Reputation: 1639
I'm using node.js with cluster, typically with 2 cpu's which translate to one master and two workers. I am having a sneaky problem, where occasionaly (very rarely), one of the workers gets 'stuck' for some reason, and the other bares all of the load. I am not sure of the cause and still investigating (no memory leak, no stack overflow, no exception).
When looking at the processes using top bash command on linux, I can clearly see that one of the node processes is steady at 100% cpu load.
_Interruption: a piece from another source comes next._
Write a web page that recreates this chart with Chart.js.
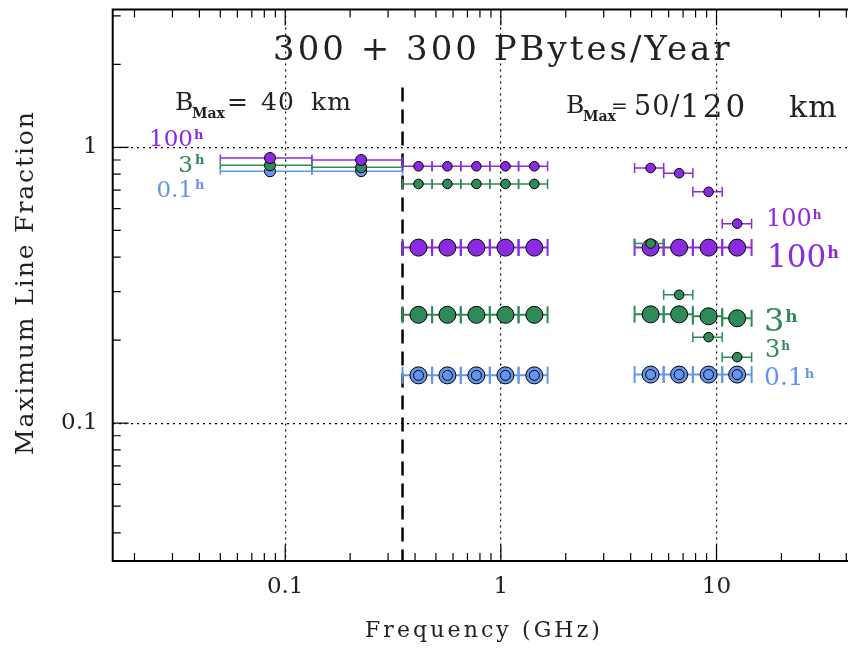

What I want to ask of you guys today, is whether you know of a way to detect this situation (when one worker is at 100%) so I can kill it off.
Upvotes: 0
Views: 1261
Reputation: 1639
OK, So here goes. Turns out my worker gets absolutely stuck. Don't know why, but it may be a cluster problem (what you call a cluster %^&$) Anyway, I had to monitor workers by the master. What I did is use cron to report from each worker every minute to the master, like so:
process.send({id:cluster.worker.id})
The master would receive that message and know that this worker is alive and well. The master then keeps a count of missing worker responses. After 5 minutes, the worker is killed if the count reaches 0 (decremented once every minute)
This is how I achieved (my own) goal of killing a stuck worker after a few minutes. This is not a complete solution, and I still don't know what causes the workers to get stuck without any exception. But that is life right now.
Upvotes: 2
Reputation: 588
Check out usage package. Something like this should work. I skipped cluster and worker setup.
var usage = require('usage');
setInterval(function() {
usage.lookup(worker.process.pid, function(err, result) {
console.log(result);
if(result.cpu > 90){
worker.kill();
}
});
}, 5000)
Upvotes: 0